5. Bullying behavior exists in companies and life. It shows up due to insecurity and scarcity. Our survival instincts drive us to move away from this behavior. If you decide to stay and help and believe you have the coaching skills to assist, a transformation is sometimes possible. Establishing rapport, holding up a mirror, and not making the other person wrong, are a few steps to start. Bullying behavior often leads to feelings of shame, so it’s important to help a person feel safe while not letting them off the hook for their behavior. The goal is to help create more resourceful behavior and not allow “I’m sorry” to be the last word. In bullying situations, targets don’t want to hear an apology; they want to experience different conduct. Controlling our behavior on this side of the ‘I’m sorry’ is the key to personal effectiveness.
6. All leaders are in the people business. Learning the first names of employees is a simple but powerful way to connect. It lets people know you cared enough to learn their name, sure, but also that your messages merit their attention. Ideally, over time, it also opens the door to earning their trust.

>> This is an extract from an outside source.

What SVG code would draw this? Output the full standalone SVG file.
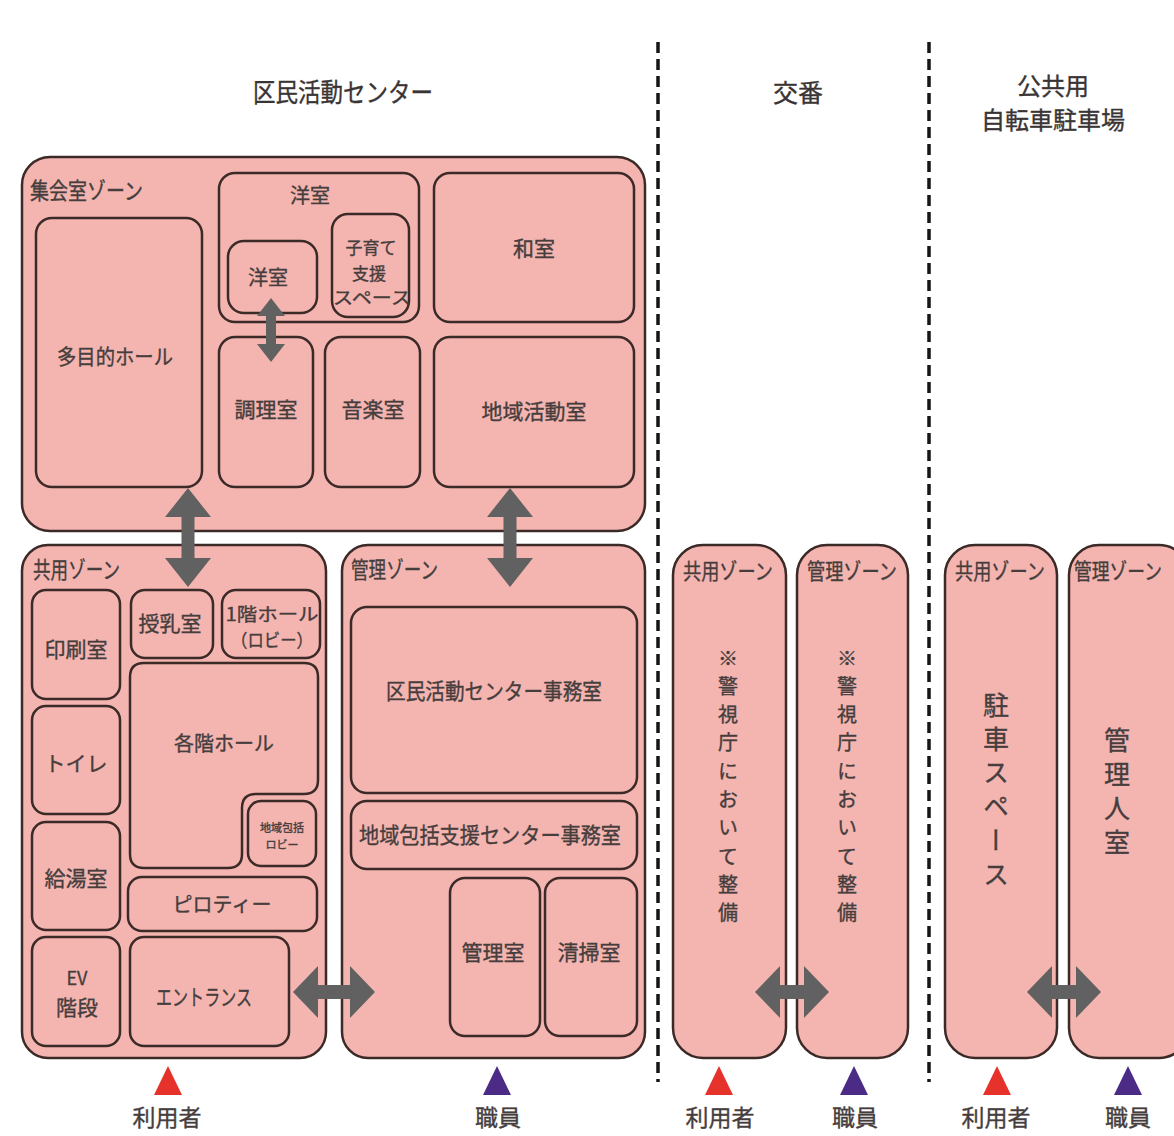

As with all experiences, we have the freedom to choose what each means to us. Take the time you need to shake off the negative feelings from an encounter with a challenging boss and ask yourself:
1. What else could this mean? Why is he behaving this way?
2. What can I do to help this leader? What can I do to help the team?
3. How can this experience serve me?
4. What am I prepared to do to make things the way I want them? What am I willing to stop doing to make things the way I want them?
5. Do I exhibit some of these counterproductive behaviors? If so, what do I need to do differently next time?
6. How has this experience made me stronger?
7. What are the lessons I can share with others to help them on their leadership journey?
Takeaway: It’s easy for us to have a bad experience, become the victim, and make the offending person the villain.
But lessons are always available to us once we start asking better questions and remain open to learning.
All leaders struggle during their journey, and it’s a powerful gift to experience those who challenge us along with those that help us through the challenges.